◆ THE EXERCISE ◆
Extract exactly the run of lines starting at the line that holds "Emit a web page" and ending at the line that holds "const A_GMWL_LABEL = [-4.8, -21.2, 'GMWL'];", both included.

◆ DATA TO USE ◆
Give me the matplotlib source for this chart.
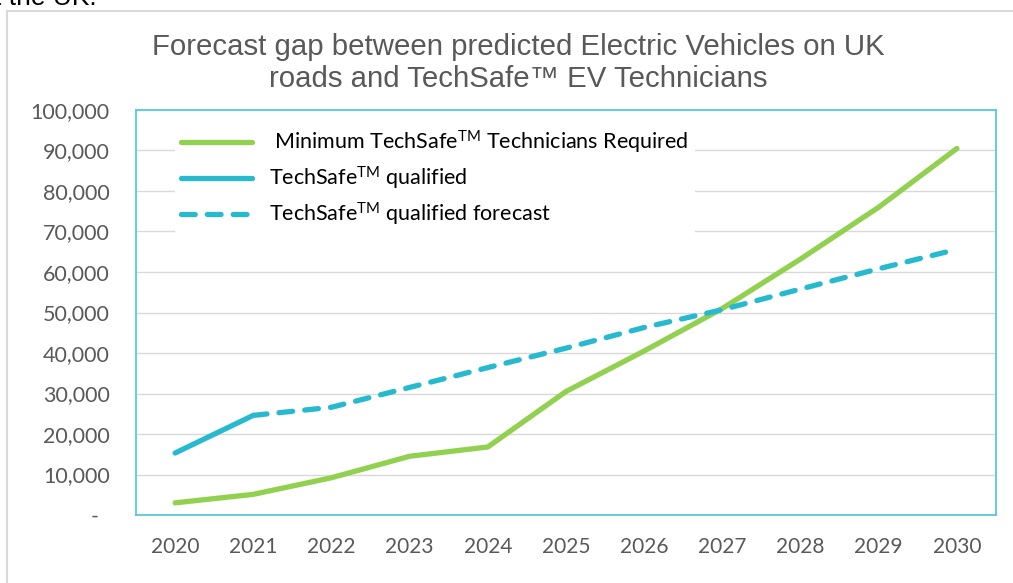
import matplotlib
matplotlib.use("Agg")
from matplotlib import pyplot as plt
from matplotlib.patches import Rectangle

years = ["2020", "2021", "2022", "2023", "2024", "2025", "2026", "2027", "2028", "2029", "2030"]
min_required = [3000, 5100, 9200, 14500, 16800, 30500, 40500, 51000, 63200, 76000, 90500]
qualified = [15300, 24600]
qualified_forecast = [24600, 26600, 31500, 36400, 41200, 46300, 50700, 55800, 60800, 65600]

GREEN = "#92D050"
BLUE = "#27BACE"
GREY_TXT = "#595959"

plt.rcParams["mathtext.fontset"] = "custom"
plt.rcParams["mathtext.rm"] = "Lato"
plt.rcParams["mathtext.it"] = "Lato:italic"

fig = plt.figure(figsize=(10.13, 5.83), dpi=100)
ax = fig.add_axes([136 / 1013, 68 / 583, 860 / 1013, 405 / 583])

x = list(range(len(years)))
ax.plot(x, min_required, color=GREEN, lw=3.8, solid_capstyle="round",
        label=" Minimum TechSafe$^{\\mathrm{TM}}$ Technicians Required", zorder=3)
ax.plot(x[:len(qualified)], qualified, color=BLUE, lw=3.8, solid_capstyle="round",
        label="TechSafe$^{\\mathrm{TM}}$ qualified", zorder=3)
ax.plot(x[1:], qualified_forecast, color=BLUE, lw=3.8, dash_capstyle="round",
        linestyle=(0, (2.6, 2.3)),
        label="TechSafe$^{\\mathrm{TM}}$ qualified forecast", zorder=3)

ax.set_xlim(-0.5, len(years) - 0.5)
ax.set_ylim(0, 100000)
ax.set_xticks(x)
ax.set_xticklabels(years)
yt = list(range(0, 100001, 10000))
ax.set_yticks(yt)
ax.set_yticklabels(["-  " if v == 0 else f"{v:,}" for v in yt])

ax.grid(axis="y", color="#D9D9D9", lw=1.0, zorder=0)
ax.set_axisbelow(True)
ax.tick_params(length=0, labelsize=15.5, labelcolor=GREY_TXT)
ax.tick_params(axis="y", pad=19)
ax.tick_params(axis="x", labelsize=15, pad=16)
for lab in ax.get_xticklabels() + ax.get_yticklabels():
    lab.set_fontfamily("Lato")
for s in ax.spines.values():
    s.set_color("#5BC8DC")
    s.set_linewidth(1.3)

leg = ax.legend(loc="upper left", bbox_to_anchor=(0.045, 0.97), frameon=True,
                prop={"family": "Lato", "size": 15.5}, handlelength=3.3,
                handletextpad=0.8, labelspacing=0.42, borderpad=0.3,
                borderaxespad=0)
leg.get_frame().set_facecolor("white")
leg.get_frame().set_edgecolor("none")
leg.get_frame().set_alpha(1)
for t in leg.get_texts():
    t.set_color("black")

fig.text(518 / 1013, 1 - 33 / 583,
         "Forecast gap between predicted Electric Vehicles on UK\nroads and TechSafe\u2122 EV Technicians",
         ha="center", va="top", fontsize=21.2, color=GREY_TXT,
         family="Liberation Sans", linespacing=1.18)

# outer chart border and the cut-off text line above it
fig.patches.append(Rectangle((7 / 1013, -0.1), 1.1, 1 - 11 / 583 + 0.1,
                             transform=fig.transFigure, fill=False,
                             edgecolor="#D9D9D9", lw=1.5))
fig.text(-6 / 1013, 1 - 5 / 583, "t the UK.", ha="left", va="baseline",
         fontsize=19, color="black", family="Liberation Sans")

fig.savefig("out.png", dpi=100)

* * *

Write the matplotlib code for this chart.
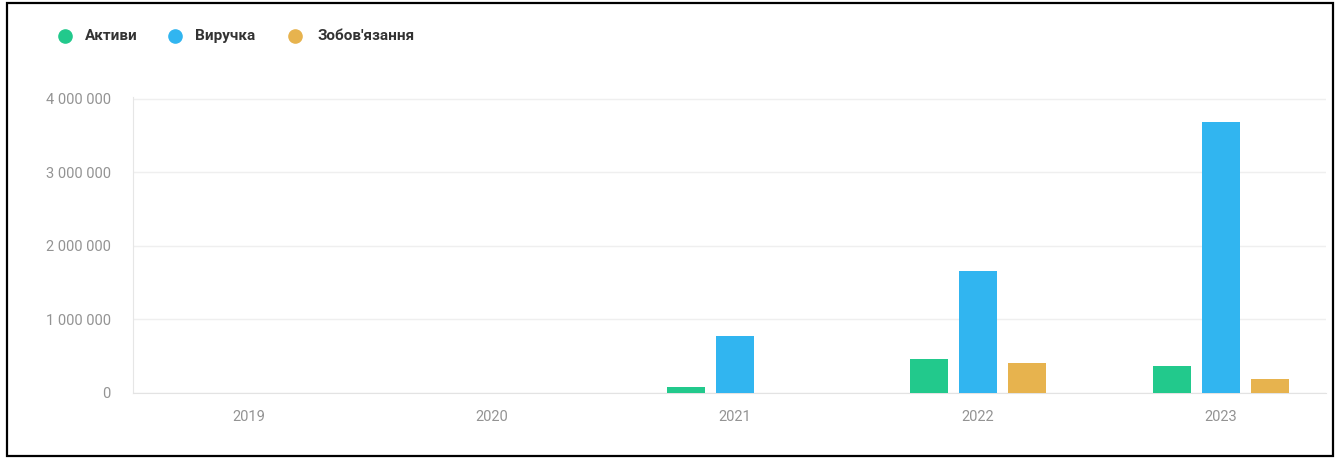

...

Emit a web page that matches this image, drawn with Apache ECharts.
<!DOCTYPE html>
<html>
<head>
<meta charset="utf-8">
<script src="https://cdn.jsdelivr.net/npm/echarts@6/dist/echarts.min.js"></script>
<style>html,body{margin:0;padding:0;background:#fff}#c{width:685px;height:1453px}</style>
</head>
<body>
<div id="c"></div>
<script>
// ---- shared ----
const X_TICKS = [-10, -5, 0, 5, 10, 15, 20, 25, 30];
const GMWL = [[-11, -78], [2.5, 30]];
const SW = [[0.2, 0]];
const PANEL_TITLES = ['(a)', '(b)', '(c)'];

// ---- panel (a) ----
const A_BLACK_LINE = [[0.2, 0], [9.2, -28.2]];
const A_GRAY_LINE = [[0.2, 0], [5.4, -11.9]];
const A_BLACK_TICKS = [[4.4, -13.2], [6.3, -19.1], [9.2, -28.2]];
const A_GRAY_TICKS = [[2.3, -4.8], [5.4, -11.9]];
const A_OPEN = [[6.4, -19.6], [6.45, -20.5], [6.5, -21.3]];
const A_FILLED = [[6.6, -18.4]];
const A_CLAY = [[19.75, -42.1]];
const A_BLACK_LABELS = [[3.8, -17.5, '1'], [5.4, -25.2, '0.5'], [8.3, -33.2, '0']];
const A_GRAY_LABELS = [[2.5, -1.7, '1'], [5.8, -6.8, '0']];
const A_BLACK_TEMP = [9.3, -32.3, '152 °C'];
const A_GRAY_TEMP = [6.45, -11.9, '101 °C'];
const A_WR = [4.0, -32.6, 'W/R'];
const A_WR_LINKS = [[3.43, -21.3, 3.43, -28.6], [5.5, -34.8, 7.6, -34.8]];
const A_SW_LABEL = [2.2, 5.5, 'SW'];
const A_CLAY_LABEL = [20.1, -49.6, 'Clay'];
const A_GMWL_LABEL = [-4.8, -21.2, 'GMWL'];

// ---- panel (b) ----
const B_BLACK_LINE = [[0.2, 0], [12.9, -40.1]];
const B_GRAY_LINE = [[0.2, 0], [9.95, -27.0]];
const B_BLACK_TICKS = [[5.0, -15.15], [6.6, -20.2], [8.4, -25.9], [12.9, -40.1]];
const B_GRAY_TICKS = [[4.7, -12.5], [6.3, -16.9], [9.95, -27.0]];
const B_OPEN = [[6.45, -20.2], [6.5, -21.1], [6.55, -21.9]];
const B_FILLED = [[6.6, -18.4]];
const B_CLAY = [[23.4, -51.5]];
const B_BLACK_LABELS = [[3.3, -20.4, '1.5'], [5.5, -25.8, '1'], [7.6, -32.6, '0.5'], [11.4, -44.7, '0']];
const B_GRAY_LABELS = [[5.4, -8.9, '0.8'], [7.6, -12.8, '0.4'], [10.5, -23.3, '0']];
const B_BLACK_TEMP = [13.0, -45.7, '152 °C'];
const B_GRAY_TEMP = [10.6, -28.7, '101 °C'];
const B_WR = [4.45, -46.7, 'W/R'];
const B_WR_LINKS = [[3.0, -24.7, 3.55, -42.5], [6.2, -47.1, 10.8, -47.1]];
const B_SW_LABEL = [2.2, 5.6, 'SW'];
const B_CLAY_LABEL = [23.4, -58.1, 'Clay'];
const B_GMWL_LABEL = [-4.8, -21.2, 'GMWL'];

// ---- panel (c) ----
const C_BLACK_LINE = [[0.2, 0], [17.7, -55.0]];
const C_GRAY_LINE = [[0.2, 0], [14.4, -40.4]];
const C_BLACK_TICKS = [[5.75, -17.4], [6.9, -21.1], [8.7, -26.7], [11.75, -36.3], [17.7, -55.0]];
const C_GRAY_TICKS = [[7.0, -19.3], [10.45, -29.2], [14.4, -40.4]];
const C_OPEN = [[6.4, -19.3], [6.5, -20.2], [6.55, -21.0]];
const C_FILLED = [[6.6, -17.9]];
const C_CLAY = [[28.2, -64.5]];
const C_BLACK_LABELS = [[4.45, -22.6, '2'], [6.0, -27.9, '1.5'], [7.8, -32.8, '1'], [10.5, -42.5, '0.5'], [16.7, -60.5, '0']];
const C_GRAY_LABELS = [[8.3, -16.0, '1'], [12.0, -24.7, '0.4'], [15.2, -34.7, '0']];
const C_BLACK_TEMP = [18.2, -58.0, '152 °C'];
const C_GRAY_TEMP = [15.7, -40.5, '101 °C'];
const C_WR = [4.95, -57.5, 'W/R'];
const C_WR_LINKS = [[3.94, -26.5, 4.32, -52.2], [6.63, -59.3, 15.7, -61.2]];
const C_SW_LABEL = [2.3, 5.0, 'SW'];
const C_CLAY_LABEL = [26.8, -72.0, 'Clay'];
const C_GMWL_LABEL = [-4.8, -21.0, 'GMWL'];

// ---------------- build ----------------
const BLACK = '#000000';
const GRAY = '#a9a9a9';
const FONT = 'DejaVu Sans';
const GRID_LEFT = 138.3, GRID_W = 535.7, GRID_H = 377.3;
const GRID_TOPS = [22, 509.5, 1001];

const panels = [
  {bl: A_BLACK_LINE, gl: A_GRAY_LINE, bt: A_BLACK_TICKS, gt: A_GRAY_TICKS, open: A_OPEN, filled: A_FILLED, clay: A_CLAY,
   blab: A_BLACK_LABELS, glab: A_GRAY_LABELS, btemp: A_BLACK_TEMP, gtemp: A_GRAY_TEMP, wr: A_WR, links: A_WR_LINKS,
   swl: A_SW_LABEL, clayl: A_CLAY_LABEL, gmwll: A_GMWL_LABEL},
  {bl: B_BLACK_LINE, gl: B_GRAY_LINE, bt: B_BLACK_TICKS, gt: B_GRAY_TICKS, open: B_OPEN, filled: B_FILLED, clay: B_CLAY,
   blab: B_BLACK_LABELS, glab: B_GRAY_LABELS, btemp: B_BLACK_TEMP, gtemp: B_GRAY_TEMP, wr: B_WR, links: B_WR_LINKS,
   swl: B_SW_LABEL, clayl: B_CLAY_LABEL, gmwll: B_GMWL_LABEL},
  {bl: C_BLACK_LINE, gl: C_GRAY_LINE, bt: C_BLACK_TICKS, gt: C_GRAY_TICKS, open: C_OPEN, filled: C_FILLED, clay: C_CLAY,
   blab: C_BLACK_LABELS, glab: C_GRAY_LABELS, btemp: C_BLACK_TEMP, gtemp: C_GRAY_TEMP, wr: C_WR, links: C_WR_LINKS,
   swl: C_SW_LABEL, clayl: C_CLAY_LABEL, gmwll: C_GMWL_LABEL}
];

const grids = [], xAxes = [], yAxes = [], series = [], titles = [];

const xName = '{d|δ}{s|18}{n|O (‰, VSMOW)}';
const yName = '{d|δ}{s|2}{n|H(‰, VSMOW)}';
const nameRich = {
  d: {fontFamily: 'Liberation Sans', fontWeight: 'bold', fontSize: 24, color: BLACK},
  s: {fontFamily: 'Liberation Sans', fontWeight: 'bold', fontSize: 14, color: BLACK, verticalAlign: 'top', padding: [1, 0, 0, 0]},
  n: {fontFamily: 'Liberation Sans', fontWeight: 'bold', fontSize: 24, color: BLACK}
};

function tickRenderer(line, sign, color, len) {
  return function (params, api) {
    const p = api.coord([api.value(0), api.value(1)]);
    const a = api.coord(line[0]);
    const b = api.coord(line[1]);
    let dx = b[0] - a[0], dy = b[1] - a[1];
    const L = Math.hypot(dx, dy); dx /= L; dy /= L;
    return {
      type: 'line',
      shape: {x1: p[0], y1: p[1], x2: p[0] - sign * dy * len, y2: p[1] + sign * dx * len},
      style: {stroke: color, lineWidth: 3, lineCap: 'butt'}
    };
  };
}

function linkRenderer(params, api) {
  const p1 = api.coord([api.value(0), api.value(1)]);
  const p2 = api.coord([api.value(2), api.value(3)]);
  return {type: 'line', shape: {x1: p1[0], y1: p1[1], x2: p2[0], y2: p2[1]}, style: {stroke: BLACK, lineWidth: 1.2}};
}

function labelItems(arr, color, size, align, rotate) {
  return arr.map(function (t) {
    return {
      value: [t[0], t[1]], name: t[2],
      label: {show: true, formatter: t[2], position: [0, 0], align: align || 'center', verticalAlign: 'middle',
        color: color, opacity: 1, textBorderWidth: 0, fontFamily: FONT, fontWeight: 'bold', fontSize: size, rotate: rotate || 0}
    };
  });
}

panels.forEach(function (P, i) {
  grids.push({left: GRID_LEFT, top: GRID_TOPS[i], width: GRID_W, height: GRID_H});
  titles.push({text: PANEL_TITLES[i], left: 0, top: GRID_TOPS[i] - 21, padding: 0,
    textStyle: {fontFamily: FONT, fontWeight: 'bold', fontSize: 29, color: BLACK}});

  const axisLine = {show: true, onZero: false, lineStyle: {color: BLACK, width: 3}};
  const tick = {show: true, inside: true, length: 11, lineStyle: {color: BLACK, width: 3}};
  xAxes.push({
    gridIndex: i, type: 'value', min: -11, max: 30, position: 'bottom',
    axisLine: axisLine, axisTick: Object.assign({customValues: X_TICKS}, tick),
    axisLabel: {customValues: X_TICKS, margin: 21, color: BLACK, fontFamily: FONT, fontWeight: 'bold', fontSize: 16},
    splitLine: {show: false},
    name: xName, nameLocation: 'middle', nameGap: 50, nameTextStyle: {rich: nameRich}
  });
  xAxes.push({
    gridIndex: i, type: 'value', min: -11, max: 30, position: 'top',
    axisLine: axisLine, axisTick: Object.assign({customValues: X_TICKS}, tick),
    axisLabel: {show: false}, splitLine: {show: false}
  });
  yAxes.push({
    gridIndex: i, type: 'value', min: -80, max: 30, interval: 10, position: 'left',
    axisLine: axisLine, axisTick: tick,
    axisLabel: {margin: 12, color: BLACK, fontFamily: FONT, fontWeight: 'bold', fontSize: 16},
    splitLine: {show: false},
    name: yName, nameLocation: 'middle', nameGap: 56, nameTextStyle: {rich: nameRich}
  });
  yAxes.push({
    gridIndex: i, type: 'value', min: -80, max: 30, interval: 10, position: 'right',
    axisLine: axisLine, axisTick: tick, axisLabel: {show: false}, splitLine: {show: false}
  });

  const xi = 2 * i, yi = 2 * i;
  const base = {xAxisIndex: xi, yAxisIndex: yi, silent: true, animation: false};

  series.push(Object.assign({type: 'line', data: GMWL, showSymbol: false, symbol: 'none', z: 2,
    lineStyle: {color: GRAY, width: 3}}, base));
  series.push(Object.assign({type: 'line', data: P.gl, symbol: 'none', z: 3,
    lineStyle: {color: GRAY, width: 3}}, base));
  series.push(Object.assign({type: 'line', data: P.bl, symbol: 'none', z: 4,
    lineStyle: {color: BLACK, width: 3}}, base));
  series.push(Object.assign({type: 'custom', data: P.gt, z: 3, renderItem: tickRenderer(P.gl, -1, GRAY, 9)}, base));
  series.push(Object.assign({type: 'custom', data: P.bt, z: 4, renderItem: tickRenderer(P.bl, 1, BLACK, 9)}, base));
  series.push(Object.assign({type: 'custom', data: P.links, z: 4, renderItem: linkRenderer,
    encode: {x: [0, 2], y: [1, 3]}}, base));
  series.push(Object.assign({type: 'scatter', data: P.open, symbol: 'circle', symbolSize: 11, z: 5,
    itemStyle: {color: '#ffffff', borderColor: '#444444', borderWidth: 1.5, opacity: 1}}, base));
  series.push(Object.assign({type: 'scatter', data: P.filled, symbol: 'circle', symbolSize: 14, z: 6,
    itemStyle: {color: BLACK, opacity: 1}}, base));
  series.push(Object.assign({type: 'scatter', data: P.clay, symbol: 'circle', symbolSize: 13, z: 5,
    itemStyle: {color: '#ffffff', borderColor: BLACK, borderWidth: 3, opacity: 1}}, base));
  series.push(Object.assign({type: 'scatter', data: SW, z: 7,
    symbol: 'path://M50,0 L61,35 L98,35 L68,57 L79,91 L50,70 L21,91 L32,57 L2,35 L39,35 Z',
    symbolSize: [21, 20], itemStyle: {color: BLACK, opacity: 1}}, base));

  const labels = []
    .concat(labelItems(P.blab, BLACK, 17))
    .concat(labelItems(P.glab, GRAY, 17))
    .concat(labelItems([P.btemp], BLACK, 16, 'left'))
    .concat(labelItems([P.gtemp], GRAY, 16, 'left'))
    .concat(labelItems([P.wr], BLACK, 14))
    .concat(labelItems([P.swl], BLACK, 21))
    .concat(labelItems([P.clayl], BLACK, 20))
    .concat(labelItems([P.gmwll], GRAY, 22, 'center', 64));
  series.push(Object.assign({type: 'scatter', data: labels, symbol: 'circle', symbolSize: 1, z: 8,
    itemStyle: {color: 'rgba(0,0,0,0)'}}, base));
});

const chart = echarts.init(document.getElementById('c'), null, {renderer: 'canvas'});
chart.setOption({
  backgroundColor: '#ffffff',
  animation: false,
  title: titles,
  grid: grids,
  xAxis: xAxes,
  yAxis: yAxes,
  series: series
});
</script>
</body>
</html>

◆ EXERCISE SOLUTION ◆
Emit a web page that matches this image, drawn with Apache ECharts.
<!DOCTYPE html>
<html>
<head>
<meta charset="utf-8">
<script src="https://cdn.jsdelivr.net/npm/echarts@6/dist/echarts.min.js"></script>
<style>html,body{margin:0;padding:0;background:#fff}#c{width:685px;height:1453px}</style>
</head>
<body>
<div id="c"></div>
<script>
// ---- shared ----
const X_TICKS = [-10, -5, 0, 5, 10, 15, 20, 25, 30];
const GMWL = [[-11, -78], [2.5, 30]];
const SW = [[0.2, 0]];
const PANEL_TITLES = ['(a)', '(b)', '(c)'];

// ---- panel (a) ----
const A_BLACK_LINE = [[0.2, 0], [9.2, -28.2]];
const A_GRAY_LINE = [[0.2, 0], [5.4, -11.9]];
const A_BLACK_TICKS = [[4.4, -13.2], [6.3, -19.1], [9.2, -28.2]];
const A_GRAY_TICKS = [[2.3, -4.8], [5.4, -11.9]];
const A_OPEN = [[6.4, -19.6], [6.45, -20.5], [6.5, -21.3]];
const A_FILLED = [[6.6, -18.4]];
const A_CLAY = [[19.75, -42.1]];
const A_BLACK_LABELS = [[3.8, -17.5, '1'], [5.4, -25.2, '0.5'], [8.3, -33.2, '0']];
const A_GRAY_LABELS = [[2.5, -1.7, '1'], [5.8, -6.8, '0']];
const A_BLACK_TEMP = [9.3, -32.3, '152 °C'];
const A_GRAY_TEMP = [6.45, -11.9, '101 °C'];
const A_WR = [4.0, -32.6, 'W/R'];
const A_WR_LINKS = [[3.43, -21.3, 3.43, -28.6], [5.5, -34.8, 7.6, -34.8]];
const A_SW_LABEL = [2.2, 5.5, 'SW'];
const A_CLAY_LABEL = [20.1, -49.6, 'Clay'];
const A_GMWL_LABEL = [-4.8, -21.2, 'GMWL'];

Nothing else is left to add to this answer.